AWS’s description of TGS’s setup points to a larger shift in industrial AI. The interesting question is no longer simply whether a domain team can build a foundation model at all. It is whether the team can scale one without the usual multi-node failure modes: stalled jobs, wasted accelerator minutes, or the familiar collapse in throughput once the cluster gets large enough that workers spend too much time waiting on each other. HyperPod, in this account, is doing the unglamorous but decisive job of making the distributed system behave well enough for the model work to proceed.
The context-window detail is the other half of the story.

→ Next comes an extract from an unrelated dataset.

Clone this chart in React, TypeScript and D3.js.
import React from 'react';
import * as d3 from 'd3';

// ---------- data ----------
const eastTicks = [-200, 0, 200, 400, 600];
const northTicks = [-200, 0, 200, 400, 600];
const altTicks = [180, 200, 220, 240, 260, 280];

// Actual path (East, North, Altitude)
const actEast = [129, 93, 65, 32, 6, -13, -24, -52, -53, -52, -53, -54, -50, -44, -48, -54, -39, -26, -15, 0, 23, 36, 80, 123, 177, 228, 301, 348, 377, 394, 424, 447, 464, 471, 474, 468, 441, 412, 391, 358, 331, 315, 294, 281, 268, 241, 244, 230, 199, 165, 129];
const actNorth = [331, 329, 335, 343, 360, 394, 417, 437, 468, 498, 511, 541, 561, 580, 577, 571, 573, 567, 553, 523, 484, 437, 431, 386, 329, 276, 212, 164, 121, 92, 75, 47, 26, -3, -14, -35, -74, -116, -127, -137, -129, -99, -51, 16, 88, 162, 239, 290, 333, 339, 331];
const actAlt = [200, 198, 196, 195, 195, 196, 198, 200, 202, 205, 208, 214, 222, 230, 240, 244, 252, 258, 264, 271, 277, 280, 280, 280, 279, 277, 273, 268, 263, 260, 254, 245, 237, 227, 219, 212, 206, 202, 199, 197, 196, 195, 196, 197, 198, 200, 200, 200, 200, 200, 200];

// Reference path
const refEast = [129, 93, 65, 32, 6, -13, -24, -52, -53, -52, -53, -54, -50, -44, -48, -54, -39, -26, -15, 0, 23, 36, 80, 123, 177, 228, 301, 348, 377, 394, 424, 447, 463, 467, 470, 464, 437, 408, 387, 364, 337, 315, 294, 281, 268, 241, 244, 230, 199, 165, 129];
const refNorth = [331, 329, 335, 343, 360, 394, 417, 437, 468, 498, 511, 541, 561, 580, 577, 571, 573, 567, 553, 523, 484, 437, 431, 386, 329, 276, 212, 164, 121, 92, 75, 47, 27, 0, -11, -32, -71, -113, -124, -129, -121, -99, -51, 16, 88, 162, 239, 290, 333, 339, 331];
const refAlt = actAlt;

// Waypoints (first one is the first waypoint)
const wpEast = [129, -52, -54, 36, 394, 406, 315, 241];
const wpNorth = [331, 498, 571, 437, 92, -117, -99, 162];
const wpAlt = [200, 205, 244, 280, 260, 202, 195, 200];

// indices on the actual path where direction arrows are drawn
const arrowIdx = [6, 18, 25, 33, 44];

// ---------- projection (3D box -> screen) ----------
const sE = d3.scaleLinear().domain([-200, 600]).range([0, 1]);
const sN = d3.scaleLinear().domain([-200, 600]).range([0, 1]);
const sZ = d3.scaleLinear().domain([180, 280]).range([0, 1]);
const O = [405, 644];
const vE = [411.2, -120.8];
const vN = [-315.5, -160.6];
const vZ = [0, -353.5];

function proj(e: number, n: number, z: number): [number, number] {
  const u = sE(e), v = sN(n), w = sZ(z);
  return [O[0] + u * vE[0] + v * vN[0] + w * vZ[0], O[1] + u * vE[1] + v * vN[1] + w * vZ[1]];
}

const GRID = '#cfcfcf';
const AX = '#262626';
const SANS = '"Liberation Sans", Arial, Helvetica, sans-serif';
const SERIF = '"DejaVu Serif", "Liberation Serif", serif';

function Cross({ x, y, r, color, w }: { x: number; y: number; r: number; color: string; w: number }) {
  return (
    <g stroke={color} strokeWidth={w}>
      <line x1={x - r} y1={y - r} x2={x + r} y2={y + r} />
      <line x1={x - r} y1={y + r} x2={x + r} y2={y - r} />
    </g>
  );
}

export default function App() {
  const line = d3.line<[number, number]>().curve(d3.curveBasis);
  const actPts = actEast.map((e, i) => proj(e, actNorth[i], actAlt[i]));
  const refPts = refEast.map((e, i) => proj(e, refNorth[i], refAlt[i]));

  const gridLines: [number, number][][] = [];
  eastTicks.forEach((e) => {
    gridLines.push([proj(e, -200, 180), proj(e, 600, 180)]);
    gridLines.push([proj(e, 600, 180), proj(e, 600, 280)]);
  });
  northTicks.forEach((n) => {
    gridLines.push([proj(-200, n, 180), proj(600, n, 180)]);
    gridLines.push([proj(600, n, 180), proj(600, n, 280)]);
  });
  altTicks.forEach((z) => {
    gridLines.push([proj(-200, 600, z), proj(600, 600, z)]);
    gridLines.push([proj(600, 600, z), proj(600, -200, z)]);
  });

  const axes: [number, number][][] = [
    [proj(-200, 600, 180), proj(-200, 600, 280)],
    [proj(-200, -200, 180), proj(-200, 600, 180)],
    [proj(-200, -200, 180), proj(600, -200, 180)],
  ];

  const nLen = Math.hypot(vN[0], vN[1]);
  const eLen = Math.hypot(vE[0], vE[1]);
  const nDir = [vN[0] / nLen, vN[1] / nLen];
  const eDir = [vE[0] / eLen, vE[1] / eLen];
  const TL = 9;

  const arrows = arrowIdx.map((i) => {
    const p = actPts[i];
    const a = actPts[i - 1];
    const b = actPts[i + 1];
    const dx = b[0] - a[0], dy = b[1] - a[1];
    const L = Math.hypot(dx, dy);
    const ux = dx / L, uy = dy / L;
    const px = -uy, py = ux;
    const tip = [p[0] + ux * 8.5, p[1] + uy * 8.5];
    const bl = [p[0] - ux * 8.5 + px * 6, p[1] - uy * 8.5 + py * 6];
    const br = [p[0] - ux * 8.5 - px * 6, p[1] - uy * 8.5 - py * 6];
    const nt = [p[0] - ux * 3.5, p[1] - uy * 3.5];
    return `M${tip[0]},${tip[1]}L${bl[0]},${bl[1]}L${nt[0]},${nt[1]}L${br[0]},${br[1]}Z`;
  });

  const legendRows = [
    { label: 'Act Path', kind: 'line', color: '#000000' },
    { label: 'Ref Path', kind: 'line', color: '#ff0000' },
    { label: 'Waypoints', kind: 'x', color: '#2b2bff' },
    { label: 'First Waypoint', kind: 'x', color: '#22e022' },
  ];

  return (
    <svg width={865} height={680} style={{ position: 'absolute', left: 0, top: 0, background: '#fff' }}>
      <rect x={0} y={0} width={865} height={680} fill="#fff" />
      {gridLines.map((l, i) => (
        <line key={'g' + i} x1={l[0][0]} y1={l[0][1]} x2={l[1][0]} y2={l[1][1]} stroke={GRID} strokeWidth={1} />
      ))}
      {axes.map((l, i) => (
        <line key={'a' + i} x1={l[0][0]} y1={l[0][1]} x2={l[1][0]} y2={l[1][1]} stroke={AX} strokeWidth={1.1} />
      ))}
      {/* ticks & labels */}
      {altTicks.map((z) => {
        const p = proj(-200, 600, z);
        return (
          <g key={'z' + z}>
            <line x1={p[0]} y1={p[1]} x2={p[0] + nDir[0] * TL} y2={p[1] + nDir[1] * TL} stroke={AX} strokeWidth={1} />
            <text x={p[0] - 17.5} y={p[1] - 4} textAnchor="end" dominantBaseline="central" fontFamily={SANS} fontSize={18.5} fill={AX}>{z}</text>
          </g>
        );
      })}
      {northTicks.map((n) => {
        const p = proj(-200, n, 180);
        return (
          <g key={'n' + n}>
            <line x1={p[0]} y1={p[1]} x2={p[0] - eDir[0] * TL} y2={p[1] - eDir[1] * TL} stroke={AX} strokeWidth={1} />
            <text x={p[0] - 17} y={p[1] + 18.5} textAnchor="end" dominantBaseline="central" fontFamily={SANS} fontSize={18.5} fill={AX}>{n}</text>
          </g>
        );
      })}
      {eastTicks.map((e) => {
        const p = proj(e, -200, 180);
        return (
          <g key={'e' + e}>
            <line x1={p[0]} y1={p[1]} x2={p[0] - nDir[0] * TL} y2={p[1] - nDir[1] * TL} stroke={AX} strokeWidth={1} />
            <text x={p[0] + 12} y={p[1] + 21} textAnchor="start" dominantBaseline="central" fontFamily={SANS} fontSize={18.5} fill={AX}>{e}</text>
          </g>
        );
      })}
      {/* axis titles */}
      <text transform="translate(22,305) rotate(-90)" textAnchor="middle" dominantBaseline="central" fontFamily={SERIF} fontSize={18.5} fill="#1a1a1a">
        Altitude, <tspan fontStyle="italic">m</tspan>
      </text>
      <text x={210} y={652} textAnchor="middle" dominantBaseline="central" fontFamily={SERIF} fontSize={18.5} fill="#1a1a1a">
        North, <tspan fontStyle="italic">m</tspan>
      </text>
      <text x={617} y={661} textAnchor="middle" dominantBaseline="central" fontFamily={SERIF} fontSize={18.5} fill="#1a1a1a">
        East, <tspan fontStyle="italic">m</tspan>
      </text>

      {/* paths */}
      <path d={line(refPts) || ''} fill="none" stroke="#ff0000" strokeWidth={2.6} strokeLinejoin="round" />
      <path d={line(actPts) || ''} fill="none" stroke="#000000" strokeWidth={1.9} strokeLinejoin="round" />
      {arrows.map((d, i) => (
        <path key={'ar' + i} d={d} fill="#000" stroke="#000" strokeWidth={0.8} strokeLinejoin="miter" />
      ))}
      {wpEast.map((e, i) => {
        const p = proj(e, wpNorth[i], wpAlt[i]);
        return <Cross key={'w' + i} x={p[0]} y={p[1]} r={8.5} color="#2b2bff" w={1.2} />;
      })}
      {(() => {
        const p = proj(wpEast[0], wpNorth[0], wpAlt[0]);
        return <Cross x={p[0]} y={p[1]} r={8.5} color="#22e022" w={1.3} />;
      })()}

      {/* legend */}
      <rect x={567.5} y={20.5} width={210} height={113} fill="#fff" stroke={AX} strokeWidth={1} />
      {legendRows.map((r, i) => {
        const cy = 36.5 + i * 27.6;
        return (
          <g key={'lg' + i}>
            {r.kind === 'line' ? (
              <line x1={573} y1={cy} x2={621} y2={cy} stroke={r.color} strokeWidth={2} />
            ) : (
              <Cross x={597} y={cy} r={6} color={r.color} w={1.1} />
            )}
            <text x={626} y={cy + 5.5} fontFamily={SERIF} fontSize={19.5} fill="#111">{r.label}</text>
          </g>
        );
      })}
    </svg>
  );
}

In seismic modeling, longer contexts mean the model can ingest more of the surrounding signal history at once, which can matter when the target patterns are spread across time or depth rather than concentrated in a small local patch. Pushing the window out is not just a larger-input version of the same task; it changes what the model can represent, and it raises the compute cost in a way that compounds the scaling challenge. Wider context makes the training job more demanding exactly when the system already has to manage a large distributed footprint.

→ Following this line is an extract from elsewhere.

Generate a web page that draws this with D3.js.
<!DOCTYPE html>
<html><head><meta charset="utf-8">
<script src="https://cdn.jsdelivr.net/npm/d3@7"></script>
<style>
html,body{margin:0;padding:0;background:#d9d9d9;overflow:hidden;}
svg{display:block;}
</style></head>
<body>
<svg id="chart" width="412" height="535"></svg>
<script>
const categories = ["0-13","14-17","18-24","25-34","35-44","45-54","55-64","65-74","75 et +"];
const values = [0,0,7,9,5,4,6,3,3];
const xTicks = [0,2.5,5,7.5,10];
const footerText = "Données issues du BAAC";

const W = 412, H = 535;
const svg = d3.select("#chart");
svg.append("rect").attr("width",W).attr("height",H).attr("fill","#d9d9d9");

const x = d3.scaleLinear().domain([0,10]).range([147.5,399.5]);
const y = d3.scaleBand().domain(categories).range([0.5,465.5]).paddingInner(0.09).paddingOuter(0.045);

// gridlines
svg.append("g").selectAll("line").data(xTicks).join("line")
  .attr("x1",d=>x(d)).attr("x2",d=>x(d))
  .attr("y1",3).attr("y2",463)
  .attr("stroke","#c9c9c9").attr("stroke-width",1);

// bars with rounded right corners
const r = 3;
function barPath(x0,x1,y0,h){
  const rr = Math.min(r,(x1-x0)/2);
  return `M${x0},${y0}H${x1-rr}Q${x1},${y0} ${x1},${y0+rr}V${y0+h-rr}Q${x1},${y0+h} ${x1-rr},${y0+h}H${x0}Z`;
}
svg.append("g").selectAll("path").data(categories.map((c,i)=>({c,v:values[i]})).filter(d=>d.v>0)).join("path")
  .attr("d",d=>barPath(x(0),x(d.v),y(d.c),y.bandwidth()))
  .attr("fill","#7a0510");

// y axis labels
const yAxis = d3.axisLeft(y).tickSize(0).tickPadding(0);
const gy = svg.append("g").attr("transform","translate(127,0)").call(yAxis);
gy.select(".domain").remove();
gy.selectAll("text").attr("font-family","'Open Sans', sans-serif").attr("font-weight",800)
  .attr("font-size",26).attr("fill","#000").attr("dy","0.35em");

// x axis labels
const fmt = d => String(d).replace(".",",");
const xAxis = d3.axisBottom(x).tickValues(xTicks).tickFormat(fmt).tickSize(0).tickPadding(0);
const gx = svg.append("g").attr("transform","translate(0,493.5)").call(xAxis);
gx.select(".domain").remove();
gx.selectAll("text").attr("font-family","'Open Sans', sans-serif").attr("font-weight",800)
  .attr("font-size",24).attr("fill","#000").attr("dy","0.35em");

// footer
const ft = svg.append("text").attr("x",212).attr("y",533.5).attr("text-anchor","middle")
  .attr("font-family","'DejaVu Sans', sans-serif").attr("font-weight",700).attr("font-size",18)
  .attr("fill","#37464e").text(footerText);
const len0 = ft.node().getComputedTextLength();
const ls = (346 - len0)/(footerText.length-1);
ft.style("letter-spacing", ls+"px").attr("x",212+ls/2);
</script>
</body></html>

That is why this deployment reads less like raw model innovation and more like infrastructure-enabled scaling. The model architecture — a Vision Transformer-based Seismic Foundation Model — matters, but so does the ability to make that architecture train efficiently at larger scale and with longer sequences. For technical practitioners, that is the real breakpoint: once the domain-specific model is hard enough, infrastructure becomes part of the model development strategy, not just the place you run it.
This is a useful marker for the next phase of industrial foundation models. If teams can train larger, more context-rich models efficiently in the cloud, advantage shifts toward proprietary datasets, careful preprocessing, and disciplined training workflows. Compute still matters, but having a bigger cluster is no longer the main differentiator; using it without wasting most of it is.
The tradeoff is obvious even in a successful deployment like this one. HyperPod can reduce the operational pain of distributed training, but that convenience comes with deeper dependence on AWS’s scheduling, networking, and managed-stack assumptions. For teams that care about portability, that is not a footnote. It is the price of making large-scale domain training tractable.
The upshot is straightforward: TGS’s result is a sign that industrial AI teams are starting to treat foundation-model scaling itself as an infrastructure problem, and in hard domains like seismic interpretation, that may now matter as much as the model architecture.